Cross posted at Purple Wisconsin
2 comments:
I think you miss the point. You're arguing that Eau Claire City Council gives an unfair leg up or kick back (crony capitalism) to a particular real estate developer. As they say, working to use tax money to "pick winners and losers", using tax money to put a weighty finger on the scales of the free market. There's no such thing as Time Theft and arguing that is misdirection. I don't think you usually do that,you usually argue pretty straight. This is odd. Also illogical. State, City and Federal employees are paid with tax dollars. They sit at taxpayer purchased desks, use taxpayer purchased phones, computers, paper, electric lighting, the whole she-bang. If such a taxpayer-paid and sustained worker uses their workplace and work time and work resources to assist one particular candidate, that candidate is not participating in the free market, on his/her own merits, but is benefiting mightily from tax payer dollars. It is crony campaigning. The tax dollars are an active part of "picking a winner and loser". In an extremely obvious way. And if the worker's boss (irrelevant is s/he's the candidate in question) has told the worker to do that campaigning on the government clock, that's government mandated winner-picking. Why even have elections then?

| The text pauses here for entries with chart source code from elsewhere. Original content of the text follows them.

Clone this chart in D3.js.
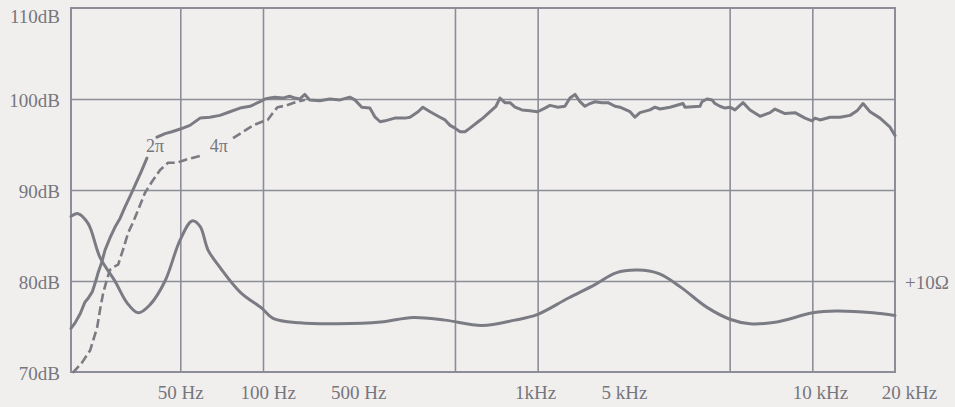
<!DOCTYPE html>
<html>
<head>
<meta charset="utf-8">
<script src="https://cdn.jsdelivr.net/npm/d3@7"></script>
<style>
  html, body { margin: 0; padding: 0; background: #f1efed; }
  svg { display: block; }
  text { font-family: "Liberation Serif", "Times New Roman", serif; fill: #76767e; }
</style>
</head>
<body>
<svg id="chart" width="955" height="407"></svg>
<script>
// ---- data (frequency in Hz, level in dB) ----
const gridFreqs = [50, 100, 500, 1000, 5000, 10000];
const xTickLabels = ["50 Hz", "100 Hz", "500 Hz", "1kHz", "5 kHz", "10 kHz", "20 kHz"];
const xTickLabelAt = [50, 104, 222, 978, 2062, 10668, 22500];
const yGrid = [80, 90, 100];
const yTicks = [70, 80, 90, 100, 110];
const yTickLabels = ["70dB", "80dB", "90dB", "100dB", "110dB"];

// 2π response (solid), null = break behind the "2π" label
const response2pi = [
  [20, 74.8], [20.7, 75.4], [21.6, 76.4], [22.5, 77.7], [23.1, 78.1], [23.9, 78.8], [24.5, 79.8],
  [25.1, 80.9], [25.9, 82.1], [26.6, 83.4], [27.7, 84.7], [28.9, 85.9], [30.2, 86.9], [31.4, 88.1],
  [32.8, 89.3], [34.2, 90.5], [36.0, 92.0], [37.8, 93.5], null,
  [41.1, 95.8], [44.0, 96.2], [46.6, 96.4], [50, 96.7], [54.2, 97.1], [59, 97.9], [64.1, 98.0],
  [69.7, 98.2], [75.8, 98.6], [82.5, 99.0], [89.7, 99.2], [97.5, 99.7], [101.7, 100.0], [106, 100.1],
  [110.6, 100.2], [118, 100.1], [125, 100.3], [131, 100.1], [136, 100.0], [142, 100.5], [148, 99.9],
  [161, 99.8], [175, 100.0], [191, 99.9], [207, 100.2], [216, 99.9], [229, 99.1], [245, 99.0],
  [256, 98.0], [267, 97.5], [278, 97.6], [302, 97.9], [329, 97.9], [343, 98.0], [367, 98.6],
  [382, 99.1], [406, 98.6], [441, 98.0], [460, 97.7], [480, 97.1], [500, 96.8], [522, 96.4],
  [544, 96.4], [567, 96.8], [607, 97.5], [632, 97.9], [671, 98.6], [705, 99.2], [729, 100.1],
  [760, 99.6], [793, 99.6], [827, 99.1], [877, 98.8], [938, 98.7], [1000, 98.6], [1063, 99.0],
  [1109, 99.3], [1186, 99.1], [1257, 99.2], [1311, 100.1], [1368, 100.5], [1426, 99.7], [1487, 99.2],
  [1551, 99.5], [1617, 99.7], [1715, 99.6], [1804, 99.6], [1913, 99.2], [1994, 99.1], [2169, 98.6],
  [2261, 98.0], [2358, 98.5], [2564, 98.8], [2674, 99.1], [2789, 98.9], [3033, 99.1], [3382, 99.5],
  [3439, 99.1], [3899, 99.2], [3965, 99.7], [4135, 100.0], [4312, 99.9], [4421, 99.5], [4611, 99.2],
  [4809, 99.0], [5015, 99.1], [5230, 98.8], [5593, 99.6], [5932, 98.8], [6451, 98.1], [7015, 98.5],
  [7315, 98.9], [7955, 98.4], [8651, 98.5], [9408, 97.9], [9977, 97.6], [10230, 97.9], [10668, 97.7],
  [11601, 98.0], [12616, 98.0], [13720, 98.2], [14548, 98.7], [15298, 99.5], [16224, 98.6],
  [17643, 97.9], [18399, 97.4], [19187, 96.9], [20000, 96.0]
];

// 4π response (dashed), null = break behind the "4π" label
const response4pi = [
  [20.3, 69.9], [21.9, 71.0], [23.5, 72.4], [24.9, 74.9], [25.5, 76.8], [26.2, 78.7], [27.0, 80.1],
  [27.7, 81.2], [28.4, 81.5], [29.7, 81.8], [30.9, 83.4], [32.3, 85.3], [33.6, 86.4], [35.1, 87.8],
  [37.2, 89.7], [39.4, 90.9], [42.2, 92.2], [45.1, 93.0], [48.6, 93.0], [52.0, 93.3], [56.6, 93.6],
  [60.0, 93.8], null,
  [77.8, 95.7], [84.6, 96.4], [92.0, 97.1], [99.2, 97.5], [104, 97.7], [108.8, 98.5], [113, 99.1],
  [122, 99.3], [133, 99.7], [142, 99.9]
];

// impedance curve (+10 Ω reference at 80 dB line)
const impedance = [
  [20, 87.1], [21.2, 87.4], [23.1, 86.3], [25.5, 82.6], [28.9, 80.0], [32.0, 77.6], [35.1, 76.5],
  [38.8, 77.4], [44.0, 80.0], [49.9, 84.5], [55.2, 86.6], [59.0, 86.0], [63.1, 83.4], [69.7, 81.5],
  [83.1, 78.7], [99.2, 77.0], [108.8, 75.9], [136, 75.4], [188, 75.3], [269, 75.5], [352, 76.0],
  [460, 75.7], [627, 75.1], [827, 75.7], [995, 76.3], [1290, 78.1], [1617, 79.6], [1929, 80.9],
  [2318, 81.2], [2764, 80.8], [3325, 79.3], [4137, 77.1], [5016, 75.8], [5932, 75.3], [7436, 75.5],
  [10056, 76.5], [12196, 76.7], [16636, 76.5], [20000, 76.2]
];

const curveLabels = [
  { text: "2\u03c0", f: 40.5, db: 94.2 },
  { text: "4\u03c0", f: 69, db: 94.2 }
];
const impedanceLabel = "+10\u03a9";

// ---- layout ----
(function draw() {
  const svg = d3.select("#chart");
  const pL = 71, pR = 895, pT = 8, pB = 372;
  const x = d3.scaleLog().domain([20, 20000]).range([pL, pR]);
  const y = d3.scaleLinear().domain([70, 110]).range([pB, pT]);

  const gridColor = "#8d8d99";
  const lineColor = "#7b7b84";

  // vertical grid
  const gx = svg.append("g").attr("transform", `translate(0,${pB})`)
    .call(d3.axisBottom(x).tickValues(gridFreqs).tickSize(-(pB - pT)).tickFormat(""));
  gx.select(".domain").remove();
  gx.selectAll("line").attr("stroke", gridColor).attr("stroke-width", 1.6);

  // horizontal grid
  const gy = svg.append("g").attr("transform", `translate(${pL},0)`)
    .call(d3.axisLeft(y).tickValues(yGrid).tickSize(-(pR - pL)).tickFormat(""));
  gy.select(".domain").remove();
  gy.selectAll("line").attr("stroke", gridColor).attr("stroke-width", 1.6);

  // frame
  svg.append("rect")
    .attr("x", x(20)).attr("y", y(110))
    .attr("width", x(20000) - x(20)).attr("height", y(70) - y(110))
    .attr("fill", "none").attr("stroke", gridColor).attr("stroke-width", 2);

  // x labels
  const xl = svg.append("g").attr("transform", `translate(0,${pB})`)
    .call(d3.axisBottom(x).tickValues(xTickLabelAt).tickSize(0).tickPadding(0)
      .tickFormat((d, i) => xTickLabels[i]));
  xl.select(".domain").remove();
  xl.selectAll("text")
    .attr("y", 27).attr("dy", 0)
    .style("font-size", "19px").style("font-family", "Liberation Serif, serif").attr("fill", "#76767e");

  // y labels
  svg.append("g").selectAll("text").data(yTicks).join("text")
    .attr("x", 60)
    .attr("y", d => Math.max(y(d) + 8, 23))
    .attr("text-anchor", "end")
    .style("font-size", "19px")
    .text((d, i) => yTickLabels[i]);

  // curves
  const line = d3.line()
    .defined(d => d !== null)
    .x(d => x(d[0])).y(d => y(d[1]));

  svg.append("path").datum(response4pi)
    .attr("d", line.curve(d3.curveLinear))
    .attr("fill", "none").attr("stroke", lineColor).attr("stroke-width", 2.6)
    .attr("stroke-dasharray", "9,4").attr("stroke-linejoin", "round");

  svg.append("path").datum(response2pi)
    .attr("d", line.curve(d3.curveLinear))
    .attr("fill", "none").attr("stroke", lineColor).attr("stroke-width", 3)
    .attr("stroke-linejoin", "round").attr("stroke-linecap", "round");

  svg.append("path").datum(impedance)
    .attr("d", line.curve(d3.curveCatmullRom.alpha(0.5)))
    .attr("fill", "none").attr("stroke", lineColor).attr("stroke-width", 3)
    .attr("stroke-linecap", "round");

  // curve labels
  svg.append("g").selectAll("text").data(curveLabels).join("text")
    .attr("x", d => x(d.f)).attr("y", d => y(d.db))
    .attr("text-anchor", "middle")
    .style("font-size", "18px")
    .text(d => d.text);

  svg.append("text")
    .attr("x", 905).attr("y", y(80) + 8)
    .style("font-size", "19px")
    .text(impedanceLabel);
})();
</script>
</body>
</html>
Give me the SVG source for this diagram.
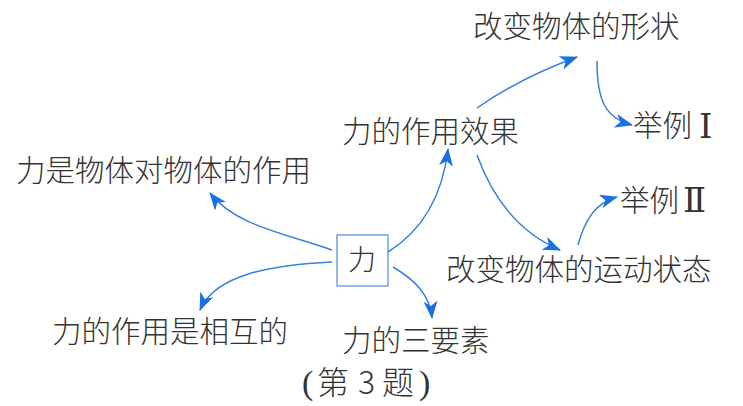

If government gets involved with choosing itself, there's no point. And there's no freedom. How can you argue for small government and the Libertarian view and not strongly object to tax dollars and bureaucrats intentionally inserting themselves into the Democracy Marketplace? You can't honey, you can't. Doing what Rindfleisch did, it's not legal, it's not ethical, and it's certainly not Libertarian. No government workers are "free" to individuality choose what they do with taxpayer money. They themselves are a purchased resource obligated by virtue of their agreeing to accept employment to act on behalf of taxpayers, not their own wills during work hours. They may not use tax money on personal whim or on direct orders from their boss. It's not "time theft" it's plain old money theft. Their real duties are not getting done while they use top notch government facilities and resources to Crony Campaign up a storm. Picking winners and losers with government money, you hate that - remember?
You make a good point about the evils of using tax dollars to influence elections, but you're missing my point.. Fortunately or unfortunately, there is no law that straight forwardly prohibits whatever might be called "political work" on state time (and it might be challenging to draft one). There is a vaguely worded felony misconduct in public office law that sometimes is and sometimes is not used to attack such behavior. My point is not that "its OK" for public employees to do whatever they want. It's that using the criminal law in this way is unfair and susceptible to abuse. I don't have a problem with RIndfleisch being fired. And because I know that it is unlikely that a politician boss would fire an underling for doing political work, I don't have a problem with statutes that clearly delimit what can and cannot be done. That existed in Rindfleish's case but it was a misdemeanor. Prosecutors charged her under a vaguely worded felony statute in order to pressure her to say why they wanted. It's one thing to "strongly object" to something. It's quite another to confer discretion on partisan prosecutors to "pick and choose" who goes to jail for it. To say something ought not to be done is not necessarily to say it should be a crime.